Finished Plotkin 1, started Plotkin 2 and put it aside. Didn’t find it at all compelling. Perhaps I’m mentally ‘not ready’ and need to attempt it again later.
Vincent
Am reading Morphic Resonance & The Presence of the Past,” the book that made Rupert Sheldrake persona non grata in his academic circles (considered too “woo-woo” to be respectable.)
I read that book by Sheldrake when it came out – & met him once when he gave a talk somewhere.
Plotkin 2 is fascinating, but I’m only at page 14 so far. Too many words for my taste. I want to cut to the chase. But the subject-matter is exactly what I feel ready for & I’m most grateful to you for putting me on to him (remembering that I spoke disparagingly all the same of New-Age self-help books). He is confronting the argumentative teenager in me. But then he says we are in an adolescent era.
Anonymous
I am not a grandparent, but I am an aunt. I cherish the memory of the only two aunts I myself had, my father’s sisters. I did not know either of them very deeply, or very long (in terms of actual time spent with them). If I try to sum up what their contribution to my development as a person was, I can say that they were like beacons to me.
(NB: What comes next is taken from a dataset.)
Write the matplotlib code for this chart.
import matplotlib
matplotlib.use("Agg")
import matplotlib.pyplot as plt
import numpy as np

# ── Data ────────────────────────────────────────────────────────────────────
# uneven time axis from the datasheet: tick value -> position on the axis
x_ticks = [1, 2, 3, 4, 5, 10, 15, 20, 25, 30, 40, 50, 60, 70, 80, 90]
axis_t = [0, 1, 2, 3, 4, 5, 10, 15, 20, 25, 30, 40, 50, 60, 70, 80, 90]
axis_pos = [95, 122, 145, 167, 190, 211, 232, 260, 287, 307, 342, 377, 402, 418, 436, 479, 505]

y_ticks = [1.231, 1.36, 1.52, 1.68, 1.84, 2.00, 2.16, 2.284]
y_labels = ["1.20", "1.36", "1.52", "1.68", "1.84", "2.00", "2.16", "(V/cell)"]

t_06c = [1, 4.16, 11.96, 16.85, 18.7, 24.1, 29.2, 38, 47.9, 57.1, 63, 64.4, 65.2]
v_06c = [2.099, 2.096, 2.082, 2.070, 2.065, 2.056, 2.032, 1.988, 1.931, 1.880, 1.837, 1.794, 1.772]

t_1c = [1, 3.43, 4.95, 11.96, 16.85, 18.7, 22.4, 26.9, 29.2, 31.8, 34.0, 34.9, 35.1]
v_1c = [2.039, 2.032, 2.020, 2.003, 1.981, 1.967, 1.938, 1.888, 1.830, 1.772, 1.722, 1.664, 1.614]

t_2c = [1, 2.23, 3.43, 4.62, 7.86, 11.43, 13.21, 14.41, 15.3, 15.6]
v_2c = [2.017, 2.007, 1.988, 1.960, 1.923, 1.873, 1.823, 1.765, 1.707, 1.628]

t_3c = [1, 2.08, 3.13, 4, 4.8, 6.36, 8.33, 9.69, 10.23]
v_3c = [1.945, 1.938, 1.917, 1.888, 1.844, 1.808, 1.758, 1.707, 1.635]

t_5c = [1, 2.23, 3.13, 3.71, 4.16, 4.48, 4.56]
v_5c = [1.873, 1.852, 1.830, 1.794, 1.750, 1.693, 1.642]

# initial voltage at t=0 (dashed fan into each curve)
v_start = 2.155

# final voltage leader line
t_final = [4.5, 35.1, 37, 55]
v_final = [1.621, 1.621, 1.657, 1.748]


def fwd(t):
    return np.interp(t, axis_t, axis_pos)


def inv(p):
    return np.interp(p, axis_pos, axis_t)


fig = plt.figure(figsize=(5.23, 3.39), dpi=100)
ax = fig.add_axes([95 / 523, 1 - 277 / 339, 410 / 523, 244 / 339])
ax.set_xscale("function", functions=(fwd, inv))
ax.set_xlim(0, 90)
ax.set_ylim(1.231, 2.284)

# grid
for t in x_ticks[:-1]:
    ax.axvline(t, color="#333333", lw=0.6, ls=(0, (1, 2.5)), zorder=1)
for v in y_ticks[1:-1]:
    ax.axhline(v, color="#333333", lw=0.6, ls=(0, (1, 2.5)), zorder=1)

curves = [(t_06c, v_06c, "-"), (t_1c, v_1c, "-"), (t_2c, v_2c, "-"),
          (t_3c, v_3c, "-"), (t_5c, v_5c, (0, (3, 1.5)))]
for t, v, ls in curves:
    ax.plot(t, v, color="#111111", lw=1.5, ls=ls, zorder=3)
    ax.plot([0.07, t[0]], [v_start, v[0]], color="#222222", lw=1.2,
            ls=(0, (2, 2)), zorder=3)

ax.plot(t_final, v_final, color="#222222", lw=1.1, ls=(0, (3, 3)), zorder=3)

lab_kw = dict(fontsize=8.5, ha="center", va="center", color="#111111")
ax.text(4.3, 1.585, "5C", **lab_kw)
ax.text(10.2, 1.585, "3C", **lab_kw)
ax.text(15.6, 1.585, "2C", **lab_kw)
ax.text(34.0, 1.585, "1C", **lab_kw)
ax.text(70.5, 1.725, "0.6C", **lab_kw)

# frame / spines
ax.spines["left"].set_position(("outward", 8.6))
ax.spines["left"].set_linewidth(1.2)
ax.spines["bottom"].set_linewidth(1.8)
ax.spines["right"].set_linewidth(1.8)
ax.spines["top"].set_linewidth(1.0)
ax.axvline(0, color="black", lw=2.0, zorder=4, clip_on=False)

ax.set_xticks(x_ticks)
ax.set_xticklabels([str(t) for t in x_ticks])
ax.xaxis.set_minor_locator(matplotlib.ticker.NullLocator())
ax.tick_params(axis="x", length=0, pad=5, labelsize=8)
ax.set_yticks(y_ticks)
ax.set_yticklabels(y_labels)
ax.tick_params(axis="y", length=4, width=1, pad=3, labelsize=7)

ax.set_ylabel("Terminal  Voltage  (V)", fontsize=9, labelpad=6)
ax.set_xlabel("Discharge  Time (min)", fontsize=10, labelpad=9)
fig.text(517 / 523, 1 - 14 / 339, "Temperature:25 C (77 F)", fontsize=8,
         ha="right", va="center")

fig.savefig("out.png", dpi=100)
We are all subject to family myths, and I believe I was particularly wrapped up in our family myth. But these two sisters were ‘signs’ that there was another reality beyond the myth. It still took me a long time to break out of the myth and find my own way, but when I look back now I can recognise more of their role. And I have, in my way, emulated them for those of my nieces and nephews with whom I have had any involvement. I have tried to be a sign that the reality they know is not the only possible reality, without necessarily trying to persuade them to adopt my own view of reality. How successful I have been in this, I have no idea. But I doubt my aunts knew how much they influenced me either.
In the end, we all have to find our own way, and there is no escaping the painful lessons.